- Sarbuk Location within Iran
- Coordinates: 26°11′36″N 60°35′48″E﻿ / ﻿26.19333°N 60.59667°E
- Country: Iran
- Province: Sistan and Baluchestan
- County: Qasr-e Qand
- District: Sarbuk

Population (2016)
- • Total: 2,448
- Time zone: UTC+3:30 (IRST)

= Sarbuk =

City in Sistan and Baluchestan province, Iran

Sarbuk (ساربوک) (Note: Also romanized as Sārbūk; also known as Sabū, Sar Bug, Sarbak, Sārbak, and Sārbūg) is a city in, and the capital of, Sarbuk District of Qasr-e Qand County, Sistan and Baluchestan province, Iran. It also serves as the administrative center for Sarbuk Rural District.

==Demographics==
===Population===
At the time of the 2006 National Census, Sarbuk's population was 2,184 in 428 households, when it was a village in Sarbuk Rural District of the former Qasr-e Qand District of Nik Shahr County.
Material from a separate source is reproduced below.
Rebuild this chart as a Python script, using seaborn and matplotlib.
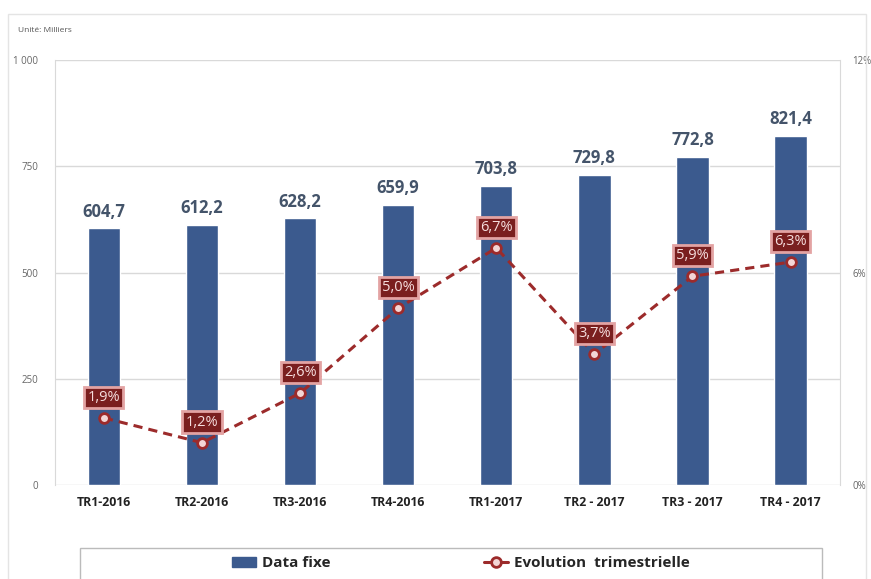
import matplotlib
matplotlib.use("Agg")
import pandas as pd
import seaborn as sns
import matplotlib.pyplot as plt
from matplotlib.lines import Line2D
from matplotlib.patches import Patch, Rectangle

# Chart data
quarters = ["TR1-2016", "TR2-2016", "TR3-2016", "TR4-2016",
            "TR1-2017", "TR2 - 2017", "TR3 - 2017", "TR4 - 2017"]
data_fixe = [604.7, 612.2, 628.2, 659.9, 703.8, 729.8, 772.8, 821.4]
evolution = [1.9, 1.2, 2.6, 5.0, 6.7, 3.7, 5.9, 6.3]
left_ticks = [0, 250, 500, 750, 1000]
left_tick_labels = ["0", "250", "500", "750", "1 000"]
right_ticks = [0, 6, 12]
right_tick_labels = ["0%", "6%", "12%"]

df = pd.DataFrame({"quarter": quarters, "data": data_fixe, "evol": evolution})

bar_color = "#3B5A8E"
line_color = "#9C2B2B"

sns.set_style("white")
plt.rcParams["font.family"] = ["Open Sans", "DejaVu Sans"]

fig = plt.figure(figsize=(8.71, 5.79), dpi=100)
ax = fig.add_axes([0.063, 0.162, 0.901, 0.734])

# outer frame of the chart
fig.patches.append(Rectangle((0.009, -0.05), 0.985, 1.026, transform=fig.transFigure,
                             fill=False, edgecolor="#e4e4e4", linewidth=1))
fig.text(0.021, 0.945, "Unité: Milliers", fontsize=6, color="#555555")

sns.barplot(data=df, x="quarter", y="data", color=bar_color, width=0.33,
            saturation=1, ax=ax, zorder=2)
ax.set_ylim(0, 1000)
ax.set_xlim(-0.5, 7.5)
ax.set_yticks(left_ticks)
ax.set_yticklabels(left_tick_labels, fontsize=7, color="#666666")
ax.grid(axis="y", color="#d9d9d9", linewidth=1, zorder=0)
ax.set_xlabel("")
ax.set_ylabel("")
ax.tick_params(axis="x", length=0, pad=8)
ax.tick_params(axis="y", length=0, pad=12)
for lbl in ax.get_xticklabels():
    lbl.set_fontsize(8.8)
    lbl.set_fontweight("bold")
    lbl.set_color("#222222")
for sp in ["top", "bottom"]:
    ax.spines[sp].set_visible(False)
for sp in ["left", "right"]:
    ax.spines[sp].set_color("#d9d9d9")

for i, v in enumerate(data_fixe):
    ax.text(i, v + 18, f"{v:.1f}".replace(".", ","), ha="center", va="bottom",
            fontsize=12, fontweight="bold", color="#44546A")

ax2 = ax.twinx()
sns.lineplot(data=df, x="quarter", y="evol", ax=ax2, color=line_color,
             linestyle=(0, (3, 2)), linewidth=2.2, marker="o", markersize=7,
             markerfacecolor="#f3d6d6", markeredgecolor=line_color,
             markeredgewidth=2, sort=False)
ax2.set_ylim(0, 12)
ax2.set_yticks(right_ticks)
ax2.set_yticklabels(right_tick_labels, fontsize=7, color="#666666")
ax2.tick_params(axis="y", length=0, pad=9)
ax2.set_ylabel("")
for sp in ax2.spines.values():
    sp.set_visible(False)

for i, v in enumerate(evolution):
    ax2.text(i, v + 0.58, f"{v:.1f}%".replace(".", ","), ha="center", va="center",
             fontsize=10.5, color="#f6dede",
             bbox=dict(boxstyle="square,pad=0.22", facecolor="#7A1F1F",
                       edgecolor="#e3a3a3", linewidth=2))

# legend box spanning the chart width
fig.patches.append(Rectangle((0.092, -0.05), 0.852, 0.103, transform=fig.transFigure,
                             fill=False, edgecolor="#bbbbbb", linewidth=1))
handles = [Patch(facecolor=bar_color, edgecolor=bar_color),
           Line2D([], [], color=line_color, linewidth=2.2, marker="o", markersize=7,
                  markerfacecolor="#f3d6d6", markeredgecolor=line_color, markeredgewidth=2)]
fig.legend(handles, ["Data fixe", "Evolution  trimestrielle"], loc="center",
           bbox_to_anchor=(0.529, 0.027), ncol=2, frameon=False,
           columnspacing=10, handlelength=1.6, handletextpad=0.4,
           prop={"size": 11, "weight": "bold"})

fig.savefig("out.png", dpi=100)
The following census in 2011 counted 2,506 people in 587 households. The 2016 census measured the population of the village as 2,448 people in 631 households, by which time the district had been separated from the county in the establishment of Qasr-e Qand County. The rural district was transferred to the new Sarbuk District. It was the most populous village in its rural district.

After the census, the village of Sarbuk was elevated to the status of a city.